Transféré de Marseille à Nîmes le 15 août 1806, il subit un interrogatoire. Il sera poursuivi pour divertissement de deniers publics. Mais, ajoute le préfet Dalphonse, fonctionnaire désabusé, dans une lettre à Pelet de la Lozère, je ne suis pas sûr à beaucoup près qu'il subisse la peine de la loi. Le sieur Bresson, ex-receveur général de ce département, en débit de plus de trois cent mille francs, arrêté par mes soins et dénoncé par moi, a été déclaré coupable de divertissement de deniers publics et acquitté sur l'intention. Des exemples pareils donnent la mesure de ce qu'on peut attendre des jurys. Et il envoie une pointe au colonel Pépin : Il me paraît bien étonnant que M. Pépin ait cru pouvoir avoir la plus forte confiance en la probité du sieur Thiers, et l'autoriser à se rendre librement ici sur parole d'honneur, tandis qu'il était placé sous sa sauvegarde pour être transféré ici. Avec des mesures semblables, il est facile au coupable de s'échapper et d'éluder les lois, et les poursuites des fonctionnaires qui ne connaissent que leur devoir et mettent du prix à le remplir. Que dut dire le préfet lorsque Thiers fut élargi ? Lucien Bonaparte payait sa dette de 1794.

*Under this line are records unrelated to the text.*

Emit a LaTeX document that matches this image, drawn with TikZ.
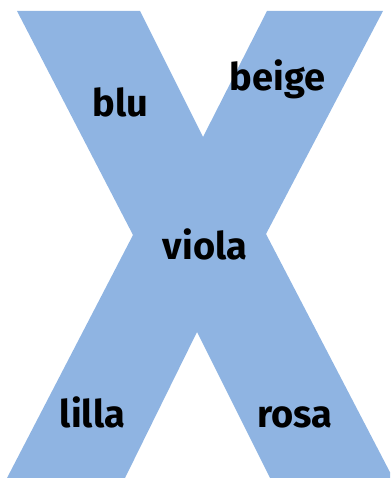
\documentclass[tikz,border=0pt]{standalone}
\usepackage{fontspec}
\setmainfont{Fira Sans}
\definecolor{xblue}{RGB}{143,180,226}
\tikzset{
  lbl/.style={anchor=base, inner sep=0pt, font=\bfseries\fontsize{38}{38}\selectfont, text=black}
}
\begin{document}
\begin{tikzpicture}[x=1pt,y=-1pt]
\useasboundingbox (0,0) rectangle (390,478);
\clip (0,0) rectangle (390,478);
\fill[xblue] (17,11) -- (140,11) -- (203,137) -- (267,11) -- (383,11) -- (266,234)
  -- (393,478) -- (270,478) -- (197,332) -- (125,478) -- (7,478) -- (133,235) -- cycle;
\node[lbl] (blu) at (120.5,117) {blu};
\node[lbl] (beige) at (277.5,91) {beige};
\node[lbl] (viola) at (205,259) {viola};
\node[lbl] (lilla) at (92.5,427) {lilla};
\node[lbl] (rosa) at (295,427) {rosa};
\end{tikzpicture}
\end{document}
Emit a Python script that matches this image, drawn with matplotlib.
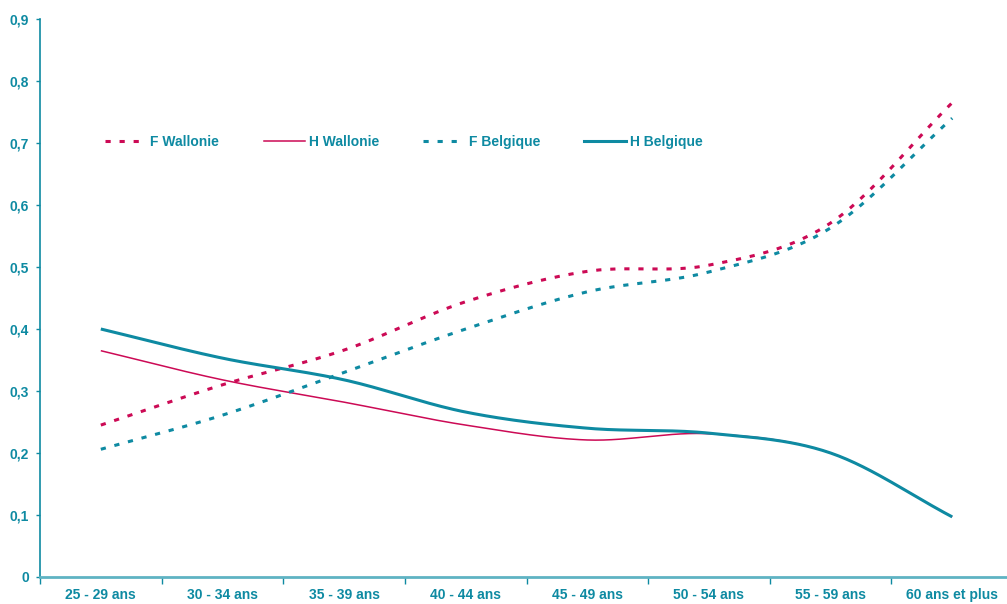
import numpy as np
import matplotlib
matplotlib.use("Agg")
import matplotlib.pyplot as plt
from matplotlib.lines import Line2D

plt.rcParams['font.family'] = ['Liberation Sans Narrow', 'Liberation Sans', 'DejaVu Sans']

# age groups and ratios per series
categories = ["25 - 29 ans", "30 - 34 ans", "35 - 39 ans", "40 - 44 ans",
              "45 - 49 ans", "50 - 54 ans", "55 - 59 ans", "60 ans et plus"]
f_wallonie = [0.245, 0.31, 0.366, 0.444, 0.493, 0.503, 0.571, 0.765]
h_wallonie = [0.365, 0.318, 0.282, 0.245, 0.221, 0.231, 0.200, 0.097]
f_belgique = [0.206, 0.261, 0.330, 0.400, 0.460, 0.492, 0.563, 0.740]
h_belgique = [0.400, 0.353, 0.318, 0.266, 0.240, 0.232, 0.200, 0.097]
y_ticks = [0, 0.1, 0.2, 0.3, 0.4, 0.5, 0.6, 0.7, 0.8, 0.9]

TEAL = "#0E8AA2"
RED = "#CC0A55"


def smooth(xs, ys, n=30):
    # Catmull-Rom curve through the points, like office chart smoothing
    p = np.column_stack([xs, ys]).astype(float)
    p = np.vstack([2 * p[0] - p[1], p, 2 * p[-1] - p[-2]])
    out = []
    t = np.linspace(0, 1, n, endpoint=False)[:, None]
    for i in range(1, len(p) - 2):
        p0, p1, p2, p3 = p[i - 1], p[i], p[i + 1], p[i + 2]
        seg = 0.5 * ((2 * p1) + (-p0 + p2) * t + (2 * p0 - 5 * p1 + 4 * p2 - p3) * t ** 2
                     + (-p0 + 3 * p1 - 3 * p2 + p3) * t ** 3)
        out.append(seg)
    out.append(p[-2][None, :])
    out = np.vstack(out)
    return out[:, 0], out[:, 1]


fig = plt.figure(figsize=(10.07, 6.04), dpi=100)
ax = fig.add_axes([40 / 1007, 27 / 604, 973 / 1007, 558 / 604])

x = np.arange(len(categories))
dash = (0, (1.7, 2.9))
series = [
    (f_wallonie, RED, 2.2, dash, "F Wallonie"),
    (h_wallonie, RED, 1.1, "-", "H Wallonie"),
    (f_belgique, TEAL, 2.2, dash, "F Belgique"),
    (h_belgique, TEAL, 2.2, "-", "H Belgique"),
]
handles = []
for ys, col, lw, ls, lab in series:
    sx, sy = smooth(x, ys)
    ax.plot(sx, sy, color=col, lw=lw, ls=ls, solid_capstyle="butt", dash_capstyle="butt")
    handles.append(Line2D([], [], color=col, lw=lw, ls=ls, label=lab))

ax.set_xlim(-0.5, len(categories) - 0.5)
ax.set_ylim(0, 0.9)
ax.set_yticks(y_ticks)
ax.set_yticklabels([("%g" % v).replace(".", ",") for v in y_ticks])

ax.set_xticks(np.arange(len(categories) + 1) - 0.5)
ax.set_xticklabels([])
ax.set_xticks(x, minor=True)
ax.set_xticklabels(categories, minor=True)
ax.tick_params(axis="x", which="minor", length=0, pad=8)
ax.tick_params(axis="x", which="major", length=5, width=1, color=TEAL, direction="out")
ax.tick_params(axis="y", length=3, width=1, color=TEAL, direction="out", pad=5)

for lab in ax.get_xticklabels(minor=True) + ax.get_yticklabels():
    lab.set_color(TEAL)
    lab.set_fontweight("bold")
    lab.set_fontsize(10)

for s in ["top", "right"]:
    ax.spines[s].set_visible(False)
ax.spines["left"].set_color(TEAL)
ax.spines["left"].set_linewidth(1.2)
ax.spines["bottom"].set_color("#5FB3C3")
ax.spines["bottom"].set_linewidth(2)

leg = ax.legend(handles=handles, ncol=4, frameon=False, loc="center left",
                bbox_to_anchor=(0.067, 0.78), handlelength=3.0, handletextpad=0.25,
                columnspacing=3.2, borderaxespad=0, borderpad=0,
                prop={"weight": "bold", "size": 10})
for t in leg.get_texts():
    t.set_color(TEAL)

fig.savefig("out.png", dpi=100)
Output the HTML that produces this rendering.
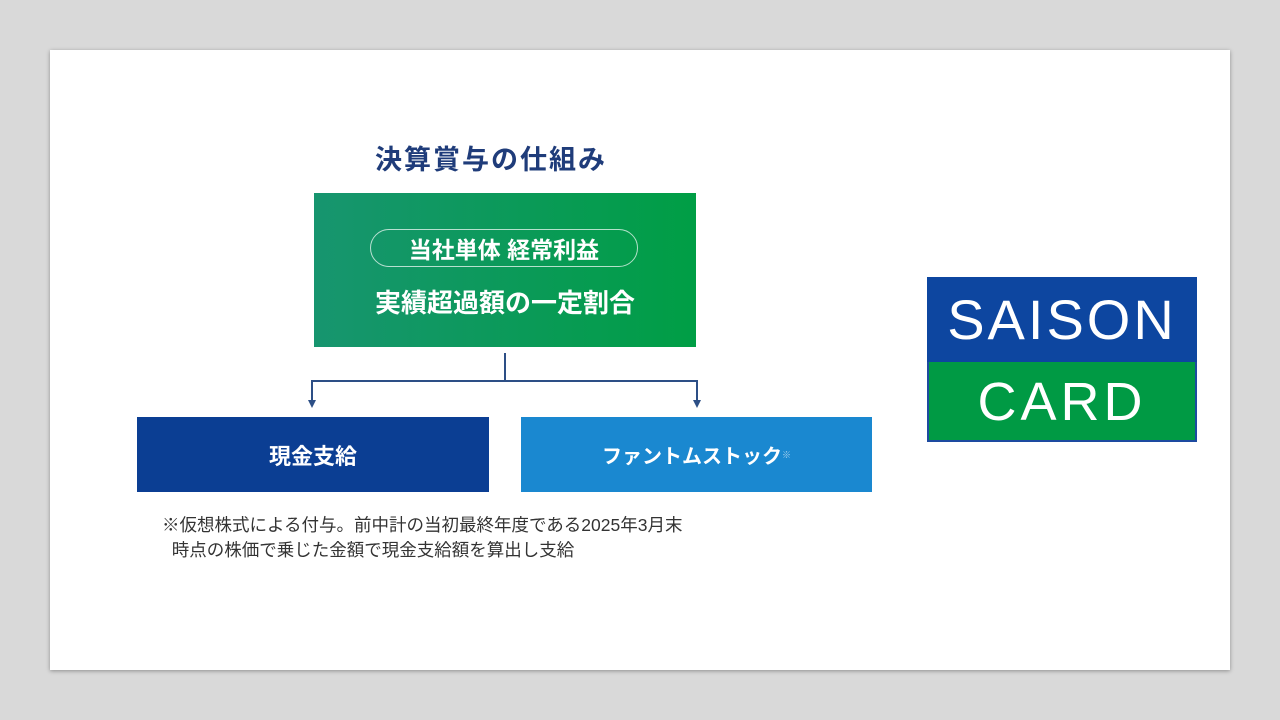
<!DOCTYPE html>
<html><head><meta charset="utf-8"><style>
body{margin:0;width:1280px;height:720px;background:#d9d9d9;position:relative;overflow:hidden;font-family:"Liberation Sans","Noto Sans CJK JP",sans-serif;}
.a{position:absolute;}
.slide{left:50px;top:50px;width:1180px;height:620px;background:#fff;box-shadow:0 1px 4px rgba(0,0,0,.35);}
.c{display:flex;align-items:center;justify-content:center;color:#fff;font-weight:bold;white-space:nowrap;}
</style></head><body>
<div class="a slide"></div>
<div class="a" style="left:375px;top:138px;font-size:27px;font-weight:bold;color:#1f3c7a;letter-spacing:2px;white-space:nowrap;">決算賞与の仕組み</div>
<div class="a" style="left:314px;top:193px;width:382px;height:154px;background:linear-gradient(90deg,#17956f,#009e45);"></div>
<div class="a c" style="left:370px;top:229px;width:266px;height:36px;border:1.5px solid rgba(255,255,255,.7);border-radius:19px;font-size:23px;">当社単体 経常利益</div>
<div class="a c" style="left:314px;top:284px;width:382px;height:34px;font-size:26px;">実績超過額の一定割合</div>
<svg class="a" style="left:0;top:0" width="1280" height="720">
<g stroke="#2d4f86" stroke-width="2" fill="none">
<line x1="505" y1="353" x2="505" y2="381"/>
<line x1="312" y1="381" x2="697" y2="381"/>
<line x1="312" y1="380" x2="312" y2="402"/>
<line x1="697" y1="380" x2="697" y2="402"/>
</g>
<polygon points="308,400 316,400 312,408" fill="#2d4f86"/>
<polygon points="693,400 701,400 697,408" fill="#2d4f86"/>
</svg>
<div class="a c" style="left:137px;top:417px;width:352px;height:75px;background:#0b3e93;font-size:22px;">現金支給</div>
<div class="a c" style="left:521px;top:417px;width:351px;height:75px;background:#1a88d0;font-size:20px;">ファントムストック<sup style="font-size:9px;opacity:.6">※</sup></div>
<div class="a" style="left:162px;top:513px;font-size:17.5px;color:#333;line-height:25px;white-space:nowrap;">※仮想株式による付与。前中計の当初最終年度である2025年3月末<br>&nbsp;&nbsp;時点の株価で乗じた金額で現金支給額を算出し支給</div>
<div class="a" style="left:927px;top:277px;width:270px;height:165px;background:#009a44;border:2px solid #1d4aa0;box-sizing:border-box;"></div>
<div class="a c" style="left:927px;top:277px;width:270px;height:85px;background:#0d46a0;font-weight:normal;font-size:56px;letter-spacing:3px;">SAISON</div>
<div class="a c" style="left:927px;top:362px;width:270px;height:80px;font-weight:normal;font-size:54px;letter-spacing:4px;">CARD</div>
</body></html>
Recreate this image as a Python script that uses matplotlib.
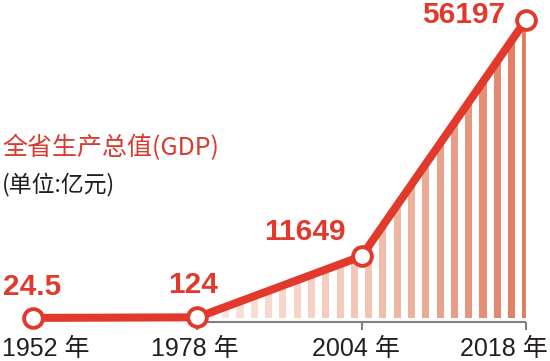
import numpy as np
import matplotlib
matplotlib.use('Agg')
import matplotlib.pyplot as plt
from matplotlib.patches import Polygon
from matplotlib.colors import LinearSegmentedColormap

# ---- data ----
years = ['1952', '1978', '2004', '2018']
gdp = [24.5, 124, 11649, 56197]
value_labels = ['24.5', '124', '11649', '56197']
title = '全省生产总值(GDP)'
subtitle = '(单位:亿元)'
year_suffix = ' 年'

RED = '#e2392d'
W, H = 550, 361

fig = plt.figure(figsize=(W / 100, H / 100), dpi=100)
ax = fig.add_axes([0, 0, 1, 1])
ax.axis('off')

x = np.arange(len(years))
px_per_unit = 164.3
x0_px = 33
ax.set_xlim(-x0_px / px_per_unit, (W - x0_px) / px_per_unit)
vpp = gdp[-1] / 298.0          # value per pixel
ax.set_ylim(-43 * vpp, gdp[-1] + 20 * vpp)

# ---- decorative stripes under the line ----
n_str = 23
x_str = x[-1] - 0.087 * np.arange(n_str)[::-1]
cmap = LinearSegmentedColormap.from_list('s', ['#fae6de', '#f2c4b3', '#df7c60'])
cols = [cmap(t) for t in np.linspace(0, 1, n_str)]
top = ax.get_ylim()[1]
bars = ax.bar(x_str, top, width=0.043, bottom=0, color=cols, zorder=1,
              linewidth=0)
poly = Polygon(np.column_stack([np.r_[x[0], x, x[-1]], np.r_[0, gdp, 0]]),
               closed=True, transform=ax.transData,
               facecolor='none', edgecolor='none')
ax.add_patch(poly)
for b in bars:
    b.set_clip_path(poly)

# ---- baseline axis with ticks ----
base = -4 * vpp
ax.plot([x[1], x[-1]], [base, base], color='#808080', lw=1.5, zorder=2,
        solid_capstyle='butt')
ax.vlines(x[1:], base - 8 * vpp, base, color='#808080', lw=1.5, zorder=2)

# ---- main line ----
ax.plot(x, gdp, color=RED, lw=5.8, zorder=3, solid_capstyle='butt',
        marker='o', ms=13.5, mfc='white', mec=RED, mew=2.8)

# ---- value labels ----
val_off = [(-1, 23, 'center'), (-4, 24, 'center'), (-16, 16, 'right'),
           (-21, -3, 'right')]
for xi, v, lab, (dx, dy, ha) in zip(x, gdp, value_labels, val_off):
    ax.annotate(lab, (xi, v), xytext=(dx, dy), textcoords='offset pixels',
                ha=ha, va='baseline', color=RED, fontsize=21.5,
                fontweight='bold', family=['Liberation Sans', 'DejaVu Sans'],
                zorder=5)

# ---- year labels ----
yr_off = [-31, -46, -50, -66]
for xi, yr, dx in zip(x, years, yr_off):
    ax.annotate(yr + year_suffix, (xi, 0), xytext=(dx, -38),
                textcoords='offset pixels', ha='left', va='baseline',
                color='#231f20', fontsize=18,
                family=['Liberation Sans', 'Noto Sans CJK SC'],
                annotation_clip=False)

# ---- titles ----
fig.text(2 / W, 1 - 155 / H, title, ha='left', va='baseline', color='#d93a30',
         fontsize=18, family=['Noto Sans CJK SC', 'DejaVu Sans'])
fig.text(2 / W, 1 - 191 / H, subtitle, ha='left', va='baseline',
         color='#231f20', fontsize=16.5, family=['Noto Sans CJK SC', 'DejaVu Sans'])

fig.savefig('out.png', dpi=100)
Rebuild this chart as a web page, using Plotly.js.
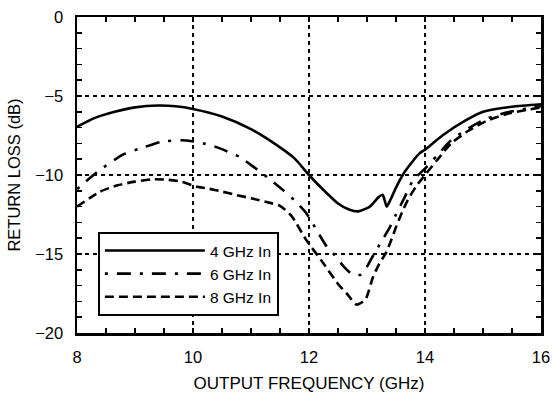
<!DOCTYPE html>
<html><head><meta charset="utf-8">
<script src="https://cdn.plot.ly/plotly-3.0.1.min.js"></script>
<style>html,body{margin:0;padding:0;background:#fff}#chart{width:552px;height:395px}</style>
</head><body><div id="chart"></div>
<script>
const seriesNames = ["4 GHz In", "6 GHz In", "8 GHz In"];
const x4 = [8.0, 8.3, 8.65, 9.0, 9.4, 9.7, 10.0, 10.5, 11.0, 11.4, 11.75, 12.0, 12.25, 12.5, 12.7, 12.85, 13.05, 13.2, 13.27, 13.34, 13.4, 13.5, 13.65, 13.9, 14.0, 14.3, 14.7, 15.0, 15.5, 16.0];
const y4 = [-6.95, -6.4, -6.0, -5.72, -5.6, -5.65, -5.82, -6.3, -7.1, -8.0, -8.95, -10.0, -10.95, -11.8, -12.2, -12.3, -12.0, -11.4, -11.25, -12.0, -11.6, -10.8, -9.8, -8.65, -8.4, -7.5, -6.55, -6.0, -5.68, -5.52];
const x6 = [8.0, 8.35, 8.8, 9.15, 9.45, 9.8, 10.1, 10.45, 10.8, 11.05, 11.3, 11.55, 11.75, 11.95, 12.15, 12.3, 12.45, 12.6, 12.75, 12.9, 13.0, 13.12, 13.25, 13.38, 13.5, 13.65, 13.8, 14.0, 14.2, 14.45, 14.75, 15.05, 15.4, 15.75, 16.0];
const y6 = [-10.9, -9.8, -8.7, -8.25, -7.9, -7.8, -7.92, -8.3, -8.85, -9.5, -10.2, -10.95, -11.6, -12.4, -13.6, -14.5, -15.1, -15.8, -16.3, -16.3, -15.8, -15.0, -14.2, -13.4, -12.5, -11.4, -10.3, -9.6, -8.8, -7.8, -7.05, -6.45, -6.05, -5.8, -5.65];
const x8 = [8.0, 8.4, 8.7, 9.0, 9.3, 9.55, 9.8, 10.05, 10.25, 10.5, 10.75, 11.0, 11.25, 11.5, 11.7, 11.95, 12.25, 12.5, 12.65, 12.82, 12.97, 13.1, 13.2, 13.33, 13.42, 13.5, 13.6, 13.7, 13.85, 14.0, 14.2, 14.45, 14.75, 15.05, 15.4, 15.75, 16.0];
const y8 = [-12.0, -11.05, -10.65, -10.42, -10.27, -10.3, -10.42, -10.72, -10.85, -11.05, -11.27, -11.47, -11.7, -11.95, -12.6, -14.1, -15.6, -16.9, -17.5, -18.2, -17.9, -16.5, -15.7, -14.9, -14.1, -13.3, -12.4, -11.6, -10.7, -10.0, -9.1, -8.0, -7.2, -6.6, -6.15, -5.88, -5.72];
const xTicks = [8, 10, 12, 14, 16];
const yTicks = [-20, -15, -10, -5, 0];
const xMinorStep = 0.5;
const yMinorStep = 1;

const fam = "Liberation Sans, Arial, sans-serif";
const tickFont = {family: fam, size: 16.5, color: "#000"};
const legendFont = {family: fam, size: 15.5, color: "#000"};
const traces = [
  {x: x4, y: y4, name: seriesNames[0], mode: "lines", line: {color: "#000", width: 2.6, shape: "spline", smoothing: 0.6}},
  {x: x6, y: y6, name: seriesNames[1], mode: "lines", line: {color: "#000", width: 2.6, dash: "3px,9px,14px,9px", shape: "spline", smoothing: 0.6}},
  {x: x8, y: y8, name: seriesNames[2], mode: "lines", line: {color: "#000", width: 2.6, dash: "9px,5px", shape: "spline", smoothing: 0.6}}
];
const axisCommon = {
  showline: true, linecolor: "#000", linewidth: 2.5, mirror: "ticks",
  tickmode: "linear", ticks: "inside", ticklen: 5, tickwidth: 1.5, tickcolor: "#000",
  showgrid: true, gridcolor: "#000", gridwidth: 1.5, griddash: "4px,4px",
  zeroline: false, tickfont: tickFont
};
const layout = {
  width: 552, height: 395,
  margin: {l: 77, r: 11, t: 17, b: 62},
  paper_bgcolor: "#fff", plot_bgcolor: "#fff",
  font: tickFont,
  showlegend: true,
  legend: {x: 0.045, y: 0.32, xanchor: "left", yanchor: "top", bgcolor: "#fff",
           bordercolor: "#000", borderwidth: 2, font: legendFont, itemwidth: 100,
           tracegroupgap: 0},
  xaxis: Object.assign({}, axisCommon, {
    range: [xTicks[0], xTicks[xTicks.length - 1]], tick0: xTicks[0], dtick: xTicks[1] - xTicks[0],
    minor: {dtick: xMinorStep, tick0: xTicks[0], ticks: "inside", ticklen: 5, tickcolor: "#000", tickwidth: 1.5, showgrid: false},
    ticklabelstandoff: 8,
    title: {text: "OUTPUT FREQUENCY (GHz)", font: {family: fam, size: 17, color: "#000"}, standoff: 12}
  }),
  yaxis: Object.assign({}, axisCommon, {
    range: [yTicks[0], yTicks[yTicks.length - 1]], tick0: yTicks[0], dtick: yTicks[1] - yTicks[0],
    minor: {dtick: yMinorStep, tick0: yTicks[0], ticks: "inside", ticklen: 5, tickcolor: "#000", tickwidth: 1.5, showgrid: false},
    ticklabelstandoff: 8,
    title: {text: "RETURN LOSS (dB)", font: {family: fam, size: 16.5, color: "#000"}, standoff: 11}
  })
};
Plotly.newPlot("chart", traces, layout, {staticPlot: true, displayModeBar: false});
</script></body></html>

Catherine Cavalieri, qui subvint aux besoins de son amant emprisonné, retourna en Italie, au sein de sa famille. Sa fille se réfugia à Marseille chez des parents. Quant au petit homme, il prit allègrement le chemin de Paris, et s'installa chez son ami Fonvielle.

En 1814, le chevalier qui, outre son Académie des Ignorants, fondait des sociétés et des banques plus ou moins viables, écrivait quinze mille vers en moins de deux mois, une comédie en quatre jours et une tragédie en sept, refusées d'ailleurs par tous les théâtres, qui prétendait tirer quinze à vingt mille francs par an des quinze volumes de Mémoires qu'il avait en chantier, s'était installé à Pantin où il exploitait une carrière de pierres. Sous la menace de l'invasion, il décide de renvoyer les femmes, et de ne pas bouger de chez lui : Je resterai ici avec Thiers, mon jardinier, mes charretiers et mes ouvriers.

Thiers lève la tête en entendant son nom, et considère Fonvielle avec des yeux disant clairement qu'il n'est pas tout à fait de cet avis. La nuit du 28 au 29 mars, Fonvielle reçoit l'avis qu'il ne faut pas différer le départ. Il rassemble ses charretiers ; sur huit charrettes, sa femme fait charger tous les objets qu'elle peut emporter. Thiers prend les devants, se retournant à chaque instant pour voir si l'armée ennemie ne débouche pas de Pantin. Il ne s'arrête qu'à la barrière, pour attendre la caravane ; elle se dirige 21 rue Lepelletier, où Fonvielle a son appartement, et où on décharge les charrettes.

Le lendemain, le canon tonne. Thiers persécute Mme de Fonvielle pour qu'elle passe sur la rive gauche et s'installe au faubourg Saint-Germain. Elle refuse. Le 30, après dîner, le petit homme disparaît. On ne sait où il est allé. Ses hôtes ne le reverront que plusieurs années plus tard.